Непобежденные (Рыбин) - страница 61

— Люсиль Григорьевна, да вы же вся израненная!…

Дремотная одурь отлетела прочь, Цвангер увидела полные ужаса глаза медсестры Нины Панченко и сама испугалась, принялась оглядывать себя. Шинель, которую она надевала в своем полусонном состоянии, была искромсана осколками.

— Чья это шинель?

— Да ваша же, ваша!

Только тут Цвангер как следует разглядела, что шинель действительно ее. Но почему она так издырявлена? И поняла: шинель висела у окна, и залетавшие осколки рвали серое сукно. Вот ведь как бывает: ее, военврача, даже не задело, а шинели досталось.

— Ничего, — успокоила ее Нина. — Я вам залатаю.

Военврач положила ей руку на плечо, благодарно сжала пальцы и вышла из хаты. Пасмурный этот вечер был тих и прохладен. Да пора и быть прохладе: почти ноябрь на дворе.

Медсанбат жил своей обычной беготной, шумной жизнью. Но после частых переездов здесь, в Старых Кудеярах, где наконец-то устроились хорошо и, хотелось верить, надолго, все было не так, как в других местах. Исчезла нервозная суета, во всем чувствовалась обстоятельность. Все было здесь налажено, как и полагается в медсанбате, — четко работал сортировочный взвод, легко раненные отправлялись в полевой госпиталь даже без осмотра ран, тяжелые уносились в операционные: с проникающими ранениями — в одну, с ранениями конечностей при больших зонах повреждений или переломов — в другую для срочной первичной обработки. Все было хорошо здесь, в Старых Кудеярах. Вот только бы поспать хоть немного.

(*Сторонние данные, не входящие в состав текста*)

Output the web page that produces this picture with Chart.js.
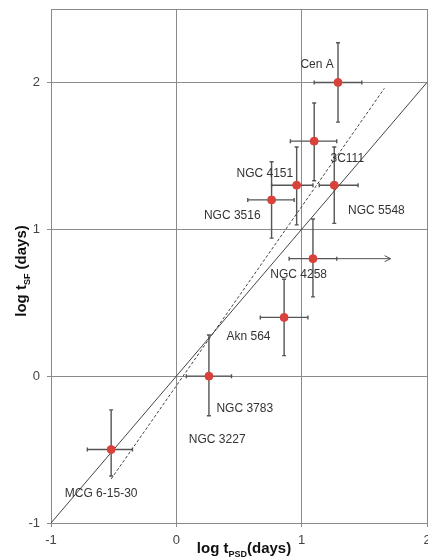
<!DOCTYPE html>
<html>
<head>
<meta charset="utf-8">
<script src="https://cdn.jsdelivr.net/npm/chart.js@4"></script>
<style>
  body { margin: 0; background: #fff; }
  canvas { display: block; }
</style>
</head>
<body>
<canvas id="tsfChart" width="428" height="560"></canvas>
<script>
// sources (log t_PSD, log t_SF, days)
const names = ['Cen A', '3C111', 'NGC 4151', 'NGC 5548', 'NGC 3516', 'NGC 4258', 'Akn 564', 'NGC 3783', 'MCG 6-15-30'];
const logPSD = [1.29, 1.10, 0.96, 1.26, 0.76, 1.09, 0.86, 0.26, -0.52];
const logSF = [2.00, 1.60, 1.30, 1.30, 1.20, 0.80, 0.40, 0.00, -0.50];
const xLow = [1.10, 0.91, 0.76, 1.14, 0.57, 0.90, 0.67, 0.08, -0.71];
const xHigh = [1.48, 1.28, 1.09, 1.45, 0.94, 1.28, 1.05, 0.44, -0.35];
const yLow = [1.73, 1.33, 1.03, 1.04, 0.94, 0.54, 0.14, -0.27, -0.68];
const yHigh = [2.27, 1.86, 1.56, 1.56, 1.46, 1.07, 0.66, 0.28, -0.23];
// NGC 4258 has a lower limit arrow
const arrowFrom = [1.28, 0.80];
const arrowTo = [1.71, 0.80];

// label anchors in data units (left edge, middle)
const labelX = [0.99, 1.23, 0.48, 1.37, 0.22, 0.75, 0.40, 0.32, -0.89, 0.10];
const labelY = [2.12, 1.48, 1.38, 1.13, 1.09, 0.69, 0.27, -0.22, -0.80, -0.43];
const labelText = names.concat(['NGC 3227']);

const equalLine = [{x: -1, y: -1}, {x: 2, y: 2}];
const fitLine = [{x: -0.52, y: -0.70}, {x: 1.66, y: 1.96}];

const gridCol = '#8a8a8a';
const barCol = '#555';

const errorBars = {
  id: 'errorBars',
  beforeDatasetsDraw(chart) {
    const {ctx, scales: {x, y}} = chart;
    ctx.save();
    ctx.strokeStyle = barCol;
    ctx.lineWidth = 1.4;
    const cap = 2;
    logPSD.forEach((v, i) => {
      const px = x.getPixelForValue(v), py = y.getPixelForValue(logSF[i]);
      const x1 = x.getPixelForValue(xLow[i]), x2 = x.getPixelForValue(xHigh[i]);
      const y1 = y.getPixelForValue(yLow[i]), y2 = y.getPixelForValue(yHigh[i]);
      ctx.beginPath();
      ctx.moveTo(x1, py); ctx.lineTo(x2, py);
      ctx.moveTo(x1, py - cap); ctx.lineTo(x1, py + cap);
      ctx.moveTo(x2, py - cap); ctx.lineTo(x2, py + cap);
      ctx.moveTo(px, y1); ctx.lineTo(px, y2);
      ctx.moveTo(px - cap, y1); ctx.lineTo(px + cap, y1);
      ctx.moveTo(px - cap, y2); ctx.lineTo(px + cap, y2);
      ctx.stroke();
    });
    // arrow
    const ax1 = x.getPixelForValue(arrowFrom[0]), ay = y.getPixelForValue(arrowFrom[1]);
    const ax2 = x.getPixelForValue(arrowTo[0]);
    ctx.lineWidth = 1;
    ctx.beginPath();
    ctx.moveTo(ax1, ay); ctx.lineTo(ax2, ay);
    ctx.moveTo(ax2 - 6, ay - 3); ctx.lineTo(ax2, ay); ctx.lineTo(ax2 - 6, ay + 3);
    ctx.stroke();
    ctx.restore();
  },
  afterDatasetsDraw(chart) {
    const {ctx, scales: {x, y}} = chart;
    ctx.save();
    ctx.font = '12px "Liberation Sans", Arial, sans-serif';
    ctx.fillStyle = '#333';
    ctx.textBaseline = 'middle';
    labelText.forEach((t, i) => {
      ctx.fillText(t, x.getPixelForValue(labelX[i]), y.getPixelForValue(labelY[i]));
    });
    ctx.restore();
  },
  afterDraw(chart) {
    const {ctx, chartArea: a} = chart;
    ctx.save();
    // top border of the plot box
    ctx.strokeStyle = gridCol;
    ctx.lineWidth = 1;
    ctx.beginPath();
    ctx.moveTo(a.left, a.top + 0.5);
    ctx.lineTo(a.right, a.top + 0.5);
    ctx.stroke();
    ctx.fillStyle = '#111';
    const big = 'bold 15px "Liberation Sans", Arial, sans-serif';
    const sub = 'bold 9px "Liberation Sans", Arial, sans-serif';
    // x title
    const xs = [['log t', big, 0], ['PSD', sub, 4], ['(days)', big, 0]];
    let w = 0;
    xs.forEach(p => { ctx.font = p[1]; w += ctx.measureText(p[0]).width; });
    let cx = 244 - w / 2;
    ctx.textBaseline = 'alphabetic';
    xs.forEach(p => { ctx.font = p[1]; ctx.fillText(p[0], cx, 553 + p[2]); cx += ctx.measureText(p[0]).width; });
    // y title
    const ys = [['log t', big, 0], ['SF', sub, 4], [' (days)', big, 0]];
    w = 0;
    ys.forEach(p => { ctx.font = p[1]; w += ctx.measureText(p[0]).width; });
    ctx.translate(26, 271);
    ctx.rotate(-Math.PI / 2);
    cx = -w / 2;
    ys.forEach(p => { ctx.font = p[1]; ctx.fillText(p[0], cx, p[2]); cx += ctx.measureText(p[0]).width; });
    ctx.restore();
  }
};

const chart = new Chart(document.getElementById('tsfChart').getContext('2d'), {
  type: 'scatter',
  data: {
    datasets: [{
      data: logPSD.map((v, i) => ({x: v, y: logSF[i]})),
      backgroundColor: '#d9413b',
      borderColor: '#d9413b',
      pointRadius: 4,
      order: 0
    }, {
      data: equalLine,
      showLine: true,
      pointRadius: 0,
      borderColor: '#444',
      borderWidth: 1,
      order: 1
    }, {
      data: fitLine,
      showLine: true,
      pointRadius: 0,
      borderColor: '#444',
      borderWidth: 1,
      borderDash: [3, 2],
      order: 1
    }]
  },
  options: {
    responsive: false,
    animation: false,
    layout: {autoPadding: false, padding: {top: 9, right: 1, left: 0, bottom: 0}},
    plugins: {legend: {display: false}, tooltip: {enabled: false}},
    scales: {
      x: {
        type: 'linear', min: -1, max: 2,
        ticks: {stepSize: 1, color: '#444', padding: 6, font: {size: 13, family: '"Liberation Sans", Arial'}},
        grid: {color: gridCol, tickLength: 4, tickColor: gridCol},
        border: {color: gridCol},
        afterFit: s => { s.height = 37; s.paddingRight = 0; s.paddingLeft = 0; }
      },
      y: {
        type: 'linear', min: -1, max: 2.5,
        ticks: {stepSize: 1, color: '#444', padding: 7, font: {size: 13, family: '"Liberation Sans", Arial'}},
        grid: {color: gridCol, tickLength: 4, tickColor: gridCol},
        border: {color: gridCol},
        afterBuildTicks: s => { s.ticks = s.ticks.filter(t => Number.isInteger(t.value)); },
        afterFit: s => { s.width = 51; s.paddingTop = 0; s.paddingBottom = 0; }
      }
    }
  },
  plugins: [errorBars]
});
</script>
</body>
</html>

Она несколько раз глубоко вздохнула, торопясь надышаться свежим воздухом, дождалась, держась за стенку, когда перестанет кружиться голова, и пошла в хату с намерением заснуть наконец и спать, сколько будет можно.

Ей показалось, что она только положила голову на чью-то свернутую шинель, как услышала над собой голос медсестры, тихий, страдающий оттого, что приходится будить.

— Раненых привезли. Есть очень тяжелый…

Она вскочила, увидела черные окна и поняла, что на дворе уже ночь и что поспать ей все-таки удалось. Поняла, но не почувствовала: голова по-прежнему гудела и в глазах мельтешило, словно в хате висела изморозь.

Военврач вышла во двор, постояла, послушала тишину, нарушаемую только надрывным гулом привезшей раненых машины да торопливым говором санитаров.

Один из привезенных оказался с тяжелым осколочным ранением в живот. Немолодой, даже, как ей показалось, совсем пожилой, красноармеец прижимал большие рабочие руки к белой перевязи бинтов и, не произнося ни звука, ни стона, смотрел перед собой пристальным отсутствующим взглядом. И когда его уже раздели на операционном столе и обнажили сразу закровяневшую черную рваную рану, он не вскрикнул, даже не поморщился, словно все это его не касалось и он только по солдатской исполнительности своей присутствует тут.